Sunday, October 7, 2012

How refusing the sale on the first sales call led to a six-month weekly contract for a 4 x 10!

This small ad was what the
restaurant was running in
the competition and they weren't
interested in running with our client.
A couple of days ago, an ad rep at a New York daily newspaper sent me details of a huge sale he made recently to a Japanese restaurant using our Response Oriented Selling system.

It all began just before before his newspaper hired me. He saw the ad on the left running in a competitive publication and decided to stop in. "We're already doing a lot of advertising elsewhere and we don't want to do anymore," they said.

After learning our techniques, the salesperson decided to re-approach them and ended up getting them on a six-month contract for a 4 col. x 10" ad, once every week: a huge increase and they're getting a great response.

The most interesting thing about this sale isn't the size or even how well the ad worked, but how much larger it became by the ad rep's refusal to close it on the very first Response Oriented Selling meeting, even though the prospective advertiser quickly began showing interest in running.

After first succeeding in stopping the prospect from thinking about how to get rid of him, the ad rep moved on to converting the upfront stalls and objections over to what really mattered to the restaurant owner – response. He quickly drew the new response approach out of the prospect, and the prospect was so won over that he was ready to start running something.

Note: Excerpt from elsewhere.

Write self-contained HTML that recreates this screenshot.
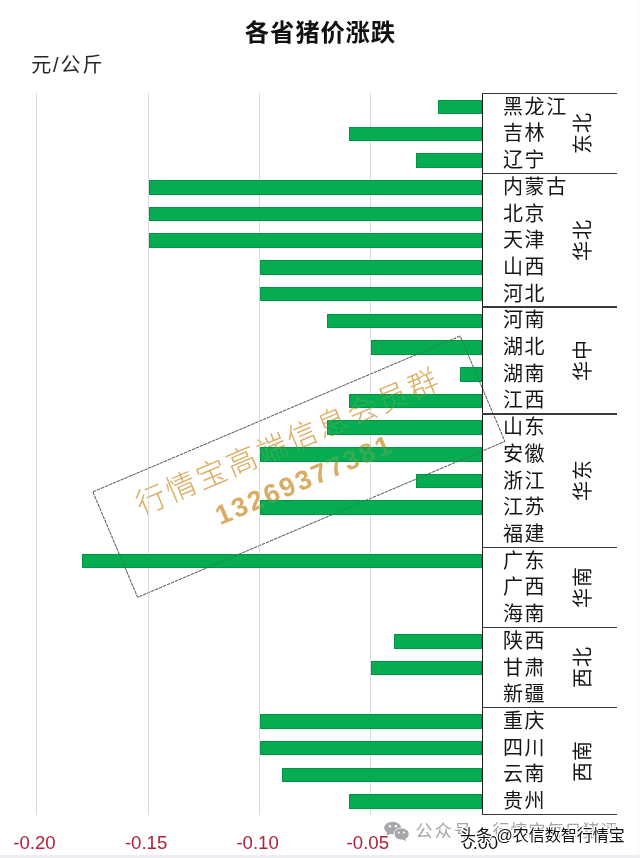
<!DOCTYPE html><html lang="zh-CN"><head><meta charset="utf-8"><title>各省猪价涨跌</title><style>
html,body{margin:0;padding:0;background:#fff;}
body{width:640px;height:858px;overflow:hidden;position:relative;font-family:"Liberation Sans","Noto Sans CJK SC",sans-serif;}
#c{position:absolute;left:0;top:0;width:640px;height:858px;overflow:hidden;background:#fff;}
#c div{position:absolute;}
.t{white-space:nowrap;line-height:1;}
.title{left:0;width:640px;text-align:center;top:21.4px;font-size:24.4px;font-weight:700;color:#111;letter-spacing:0.8px;padding-left:0.8px;box-sizing:border-box;}
.unit{left:31.2px;top:55px;font-size:20px;color:#262626;letter-spacing:1.9px;}
.g{width:1px;background:#d9dbe0;}
.b{background:#05ac50;box-shadow:inset 0 0 0 1px rgba(0,110,50,.38);}
.ax{background:#1c1c1c;}
.sep{background:#3a3a3a;height:1.3px;}
.lab{font-size:20px;color:#161616;letter-spacing:1.6px;}
.grp{font-size:20px;color:#161616;letter-spacing:1px;transform:translate(-50%,-50%) rotate(-90deg);}
  .xl{font-size:18.6px;color:#b3203a;}
.wm{left:299.1px;top:467.1px;width:399.8px;height:115.3px;margin-left:-199.9px;margin-top:-57.65px;transform:rotate(-23deg);box-sizing:border-box;}
.wm .l1{left:0;width:100%;text-align:center;top:15.5px;font-size:30px;font-weight:300;letter-spacing:2.8px;color:#dcae66;}
.wm .l2{left:0;width:100%;text-align:center;top:59px;font-size:27px;font-weight:700;letter-spacing:2.3px;color:#d9ad66;}
.wmb{}
.wmo{opacity:.22;}
.wmo.wmb{opacity:.5}
.wx{color:#a6a6a6;font-size:17px;letter-spacing:1.5px;}
.wx i{display:inline-block;width:17px;text-align:center;font-style:normal;}
.tt{color:#111;font-size:16px;font-weight:400;-webkit-text-stroke:0px;text-shadow:-1px -1px 0 #fff,1px -1px 0 #fff,-1px 1px 0 #fff,1px 1px 0 #fff,0 -1.4px 0 #fff,0 1.4px 0 #fff,-1.4px 0 0 #fff,1.4px 0 0 #fff;}
</style></head><body><div id="c">
<div style="left:635.5px;top:0;width:4.5px;height:858px;background:#fcfcf7"></div><div style="left:0;top:854.5px;width:640px;height:3.5px;background:#eeeef2"></div>
<div class="t title">各省猪价涨跌</div><div class="t unit">元/公斤</div>
<div class="wm wmb"><svg width="399.8" height="115.3" style="position:absolute;left:0;top:0;overflow:visible"><rect x="0.4" y="0.4" width="399" height="114.5" fill="none" stroke="#505050" stroke-width="0.75" stroke-dasharray="3.4 0.9"/></svg><div class="t l1">行情宝高端信息会员群</div><div class="t l2">13269377381</div></div>
<div class="g" style="left:36.35px;top:93.4px;height:722.0px"></div>
<div class="g" style="left:147.65px;top:93.4px;height:722.0px"></div>
<div class="g" style="left:258.95px;top:93.4px;height:722.0px"></div>
<div class="g" style="left:370.25px;top:93.4px;height:722.0px"></div>
<div class="b" style="left:438.1px;top:99.90px;width:44.2px;height:14.6px"></div>
<div class="b" style="left:349.0px;top:126.61px;width:133.3px;height:14.6px"></div>
<div class="b" style="left:415.8px;top:153.31px;width:66.5px;height:14.6px"></div>
<div class="b" style="left:148.7px;top:180.02px;width:333.6px;height:14.6px"></div>
<div class="b" style="left:148.7px;top:206.72px;width:333.6px;height:14.6px"></div>
<div class="b" style="left:148.7px;top:233.43px;width:333.6px;height:14.6px"></div>
<div class="b" style="left:260.0px;top:260.13px;width:222.3px;height:14.6px"></div>
<div class="b" style="left:260.0px;top:286.84px;width:222.3px;height:14.6px"></div>
<div class="b" style="left:326.8px;top:313.54px;width:155.5px;height:14.6px"></div>
<div class="b" style="left:371.3px;top:340.25px;width:111.0px;height:14.6px"></div>
<div class="b" style="left:460.3px;top:366.95px;width:22.0px;height:14.6px"></div>
<div class="b" style="left:349.0px;top:393.66px;width:133.3px;height:14.6px"></div>
<div class="b" style="left:326.8px;top:420.36px;width:155.5px;height:14.6px"></div>
<div class="b" style="left:260.0px;top:447.07px;width:222.3px;height:14.6px"></div>
<div class="b" style="left:415.8px;top:473.77px;width:66.5px;height:14.6px"></div>
<div class="b" style="left:260.0px;top:500.48px;width:222.3px;height:14.6px"></div>
<div class="b" style="left:81.9px;top:553.89px;width:400.4px;height:14.6px"></div>
<div class="b" style="left:393.6px;top:634.00px;width:88.7px;height:14.6px"></div>
<div class="b" style="left:371.3px;top:660.71px;width:111.0px;height:14.6px"></div>
<div class="b" style="left:260.0px;top:714.12px;width:222.3px;height:14.6px"></div>
<div class="b" style="left:260.0px;top:740.82px;width:222.3px;height:14.6px"></div>
<div class="b" style="left:282.3px;top:767.53px;width:200.0px;height:14.6px"></div>
<div class="b" style="left:349.0px;top:794.23px;width:133.3px;height:14.6px"></div>
<div class="wm wmb wmo"><svg width="399.8" height="115.3" style="position:absolute;left:0;top:0;overflow:visible"><rect x="0.4" y="0.4" width="399" height="114.5" fill="none" stroke="#505050" stroke-width="0.75" stroke-dasharray="3.4 0.9"/></svg></div><div class="wm wmo"><div class="t l1">行情宝高端信息会员群</div><div class="t l2">13269377381</div></div>
<div class="ax" style="left:481.60px;top:92.8px;width:1.4px;height:722.2px"></div>
<div class="sep" style="left:482.3px;top:92.75px;width:134.9px"></div>
<div class="sep" style="left:482.3px;top:172.86px;width:134.9px"></div>
<div class="sep" style="left:482.3px;top:306.39px;width:134.9px"></div>
<div class="sep" style="left:482.3px;top:413.21px;width:134.9px"></div>
<div class="sep" style="left:482.3px;top:546.74px;width:134.9px"></div>
<div class="sep" style="left:482.3px;top:626.85px;width:134.9px"></div>
<div class="sep" style="left:482.3px;top:706.96px;width:134.9px"></div>
<div class="sep" style="left:482.3px;top:813.78px;width:134.9px"></div>
<div class="t lab" style="left:503px;top:96.7px">黑龙江</div>
<div class="t lab" style="left:503px;top:123.4px">吉林</div>
<div class="t lab" style="left:503px;top:150.1px">辽宁</div>
<div class="t lab" style="left:503px;top:176.8px">内蒙古</div>
<div class="t lab" style="left:503px;top:203.5px">北京</div>
<div class="t lab" style="left:503px;top:230.2px">天津</div>
<div class="t lab" style="left:503px;top:256.9px">山西</div>
<div class="t lab" style="left:503px;top:283.6px">河北</div>
<div class="t lab" style="left:503px;top:310.3px">河南</div>
<div class="t lab" style="left:503px;top:337.0px">湖北</div>
<div class="t lab" style="left:503px;top:363.7px">湖南</div>
<div class="t lab" style="left:503px;top:390.4px">江西</div>
<div class="t lab" style="left:503px;top:417.1px">山东</div>
<div class="t lab" style="left:503px;top:443.8px">安徽</div>
<div class="t lab" style="left:503px;top:470.5px">浙江</div>
<div class="t lab" style="left:503px;top:497.2px">江苏</div>
<div class="t lab" style="left:503px;top:523.9px">福建</div>
<div class="t lab" style="left:503px;top:550.6px">广东</div>
<div class="t lab" style="left:503px;top:577.3px">广西</div>
<div class="t lab" style="left:503px;top:604.0px">海南</div>
<div class="t lab" style="left:503px;top:630.8px">陕西</div>
<div class="t lab" style="left:503px;top:657.5px">甘肃</div>
<div class="t lab" style="left:503px;top:684.2px">新疆</div>
<div class="t lab" style="left:503px;top:710.9px">重庆</div>
<div class="t lab" style="left:503px;top:737.6px">四川</div>
<div class="t lab" style="left:503px;top:764.3px">云南</div>
<div class="t lab" style="left:503px;top:791.0px">贵州</div>
<div class="t grp" style="left:583px;top:133.1px">东北</div>
<div class="t grp" style="left:583px;top:239.9px">华北</div>
<div class="t grp" style="left:583px;top:360.0px">华中</div>
<div class="t grp" style="left:583px;top:480.2px">华东</div>
<div class="t grp" style="left:583px;top:587.0px">华南</div>
<div class="t grp" style="left:583px;top:667.2px">西北</div>
<div class="t grp" style="left:583px;top:760.6px">西南</div>
<div class="t xl" style="left:13.2px;top:833.8px">-0.20</div>
<div class="t xl" style="left:124.9px;top:833.8px">-0.15</div>
<div class="t xl" style="left:236.4px;top:833.8px">-0.10</div>
<div class="t xl" style="left:346.6px;top:833.8px">-0.05</div>
<svg style="position:absolute;left:380px;top:816px" width="34" height="28" viewBox="0 0 34 28"><g fill="#a6a6ab"><ellipse cx="12.6" cy="12" rx="8.4" ry="6.3"/><path d="M7.5 16.5 L6.4 19.8 L10.6 17.8 Z"/><ellipse cx="21.6" cy="18" rx="7.6" ry="6.1" stroke="#fff" stroke-width="0.9"/><path d="M25 22.6 L26.6 25 L22.6 23.6 Z"/></g><g fill="#fff"><circle cx="9.9" cy="10.2" r="1.25"/><circle cx="15.9" cy="10.2" r="1.25"/><circle cx="18.9" cy="16.5" r="1.05"/><circle cx="23.9" cy="16.5" r="1.05"/></g></svg>
<div class="t wx" style="left:415.5px;top:823px;letter-spacing:2.2px">公众号</div><div class="t wx" style="left:474px;top:823px;letter-spacing:0">·</div><div class="t wx" style="left:492.5px;top:823px;letter-spacing:1px">行情宝每日猪评</div>
<div class="t xl tt" style="left:462.5px;top:833.6px;color:#111;font-weight:400;font-size:18.3px">0.00</div>
<div class="t tt" style="left:460px;top:828px">头条 @农信数智行情宝</div>
</div></body></html>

Our techniques not only helped the ad rep sell the restaurant into his
publication, but taught the ad rep to wait until the second meeting, when
the prospect was able to understand why the right strategy would
work better, before talking size and frequency. Both the approach
and the ad worked, generating revenue for the paper and the prospect.
But instead of proceeding to quote rates and talk sizes, the ad rep stuck to our approach, understanding that more significant money was waiting, as well as a more successful, long-term advertiser, if he came up with an effective ad using our system.

The ad rep followed our proven techniques and gathered information about the restaurant's business, competition, and target customers, returned to the office, applied our step-by-step logical process to creating an effective ad strategy, handed it off to a designer to make it look better (that's all you should be asking of them, as we say), and returned with a bigger, better ad, ready to explain the logic behind it and show why the ad would work.

By the end of the presentation, the restaurant owner understood the significant revenue that could come in from the ad and the newspaper and why it needed to be the larger size and frequency. Because the ad rep had, in effect, proven that spending serious money would not be a risk, the restaurant owner signed the six-month contract for the 4 col. x 10" ad (at right).

The first day the ad ran, the ad rep called to check on how things were going. "I can't talk now," the owner said. "I've already had three calls."